Later, Marble wrote Gibson an open letter, in which she mentioned the opprobrium she had faced since her condemnation of tennis’s racism.
“People who had called me ‘Champ’ since 1938 suddenly remembered that I was ‘Miss Marble.’ People who had taken ostentatious advantage of our kissing acquaintance gave me a chilly handshake or failed to notice my approach, or glared, which was even funnier,” she wrote.
“They only remember a terrible article I wrote, saying that a good tennis player named Gibson ought to play in the Nationals.”
Gibson responded in kind, noting the number of black spectators who watched tennis for the first time when they saw her at the US Nationals, and thanking Marble for what she had said.
“I believe the new friends who believe in fair play and democracy will outnumber the few old ones you lost. At least they will have a more intrinsic value,” she wrote.
In 1956, Gibson became the first black player to win a Grand Slam singles title when she won the French Open, and followed it up the year after with a triumph at Wimbledon – and then the US Nationals.
She also teamed up to play doubles with Britain’s Angela Buxton, who had faced discrimination for her Jewish heritage – and the pair had a massive amount of success.
Power in unity and collective action
It was a decade later that Arthur Ashe followed in Gibson’s footsteps, winning the US Open in 1968, the Australian Open in 1970, and getting his first-ever win over long-time foe Jimmy Connors to win Wimbledon in 1975.
Ashe was always keen on using his public profile to make a stand, lobbying for a boycott of Wimbledon in 1973, ostensibly to support Nikki Pilic, who had been banned from the tournament for refusing to participate in one of Yugoslavia’s Davis Cup ties.

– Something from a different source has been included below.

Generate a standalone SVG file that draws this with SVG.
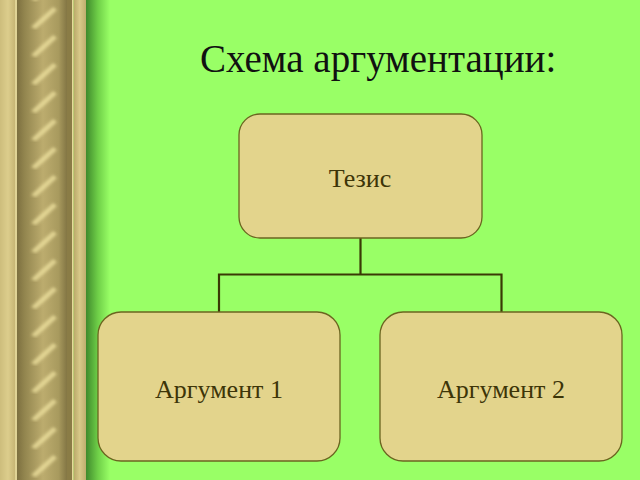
<svg xmlns="http://www.w3.org/2000/svg" width="640" height="480" viewBox="0 0 640 480">
<defs>
<linearGradient id="gGreen" x1="0" y1="0" x2="1" y2="0">
<stop offset="0" stop-color="#3f8a2c"/>
<stop offset="0.5" stop-color="#6fcf48"/>
<stop offset="1" stop-color="#99ff66"/>
</linearGradient>
<linearGradient id="gTanL" x1="0" y1="0" x2="1" y2="0">
<stop offset="0" stop-color="#cdbd7c"/>
<stop offset="0.5" stop-color="#dccd8c"/>
<stop offset="1" stop-color="#c4b272"/>
</linearGradient>
<linearGradient id="gRope" x1="0" y1="0" x2="1" y2="0">
<stop offset="0" stop-color="#7d7040"/>
<stop offset="0.15" stop-color="#93864f"/>
<stop offset="0.5" stop-color="#bcac6e"/>
<stop offset="0.8" stop-color="#a89a5e"/>
<stop offset="1" stop-color="#7a6d3e"/>
</linearGradient>
<linearGradient id="gTanR" x1="0" y1="0" x2="1" y2="0">
<stop offset="0" stop-color="#b8a868"/>
<stop offset="0.5" stop-color="#d8c988"/>
<stop offset="1" stop-color="#bfae6e"/>
</linearGradient>
<filter id="fBlur" x="-20%" y="-20%" width="140%" height="140%">
<feGaussianBlur stdDeviation="1.6"/>
</filter>
<pattern id="pRope" x="0" y="2" width="60" height="28" patternUnits="userSpaceOnUse">
<path d="M31 25 L53 5 L57 8 L36 27 Z" fill="#ecdf9c" opacity="0.8" filter="url(#fBlur)"/>
</pattern>
<style>
.box{fill:#e3d48c;stroke:#6b6420;stroke-width:1.3}
.lbl{font-family:"Liberation Serif","Times New Roman",serif;fill:#3d3508;text-anchor:middle}
.conn{fill:none;stroke:#3a3a05;stroke-width:2.2}
</style>
</defs>
<rect width="640" height="480" fill="#99ff66"/>
<g id="border">
<rect x="0" y="0" width="16" height="480" fill="url(#gTanL)"/>
<rect x="15" y="0" width="2" height="480" fill="#e0d396"/>
<rect x="17" y="0" width="52" height="480" fill="url(#gRope)"/>
<rect x="17" y="0" width="52" height="480" fill="url(#pRope)"/>
<rect x="67" y="0" width="5" height="480" fill="#8a7c46"/>
<rect x="72" y="0" width="1.5" height="480" fill="#e6d99a"/>
<rect x="73.5" y="0" width="12.5" height="480" fill="url(#gTanR)"/>
<rect x="86" y="0" width="24" height="480" fill="url(#gGreen)"/>
</g>
<text x="200" y="72" font-family="'Liberation Serif','Times New Roman',serif" font-size="39" fill="#111">Схема аргументации:</text>
<g id="connectors">
<path class="conn" d="M360.5 238 V274.5 M219 312 V274.5 H501.5 V312"/>
</g>
<g id="thesis">
<rect class="box" x="239" y="114" width="243" height="124" rx="21"/>
<text class="lbl" x="360" y="187" font-size="26">Тезис</text>
</g>
<g id="arg1">
<rect class="box" x="98" y="312" width="242" height="149" rx="23"/>
<text class="lbl" x="219" y="398" font-size="26">Аргумент 1</text>
</g>
<g id="arg2">
<rect class="box" x="380" y="312" width="242" height="149" rx="23"/>
<text class="lbl" x="501" y="398" font-size="26">Аргумент 2</text>
</g>
</svg>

But it was also because professional players wanted to be able to enter whichever tournaments they wanted – rather than only participate in the ones their national federation signed them up for. If they happened to displease the federation for whatever reason, the chances were that they would not get to go to the biggest, most lucrative events. After the Wimbledon boycott, no federations tried to force players to take part in events again. It showed the power that players could have if they took action together and supported each other.
Ashe sometimes took stances that others fighting for the same causes may have disagreed with – for example, he played tennis in apartheid South Africa during the 1970s in the hope that he could prove the wrongness of their racist system through his tennis brilliance.
But he also acknowledged when he was wrong. In 1977, he announced that playing sport in South Africa had been the wrong way to effect change – and he had realised that when trying to buy tickets for a tennis match, and being directed to an “Africans only” counter because of the colour of his skin. After that, he joined the movement promoting a boycott. It was he who spoke to John McEnroe about his decision to play in South Africa in a $1m exhibition event – and apparently talked him round to change his mind.
A bronze statue of Althea Gibson now stands outside Arthur Ashe Stadium in the Flushing Meadows complex – a pair of heroes honoured for the part they played in creating the sport we have today.
And it was there on Wednesday night that Osaka stepped up in her own campaign for racial equality. Tennis may look more equal now thanks to the battles fought by generations before, but racism is still rampant in society – and now the former world No 1 follows in a brave tradition to become the sport’s latest trailblazer.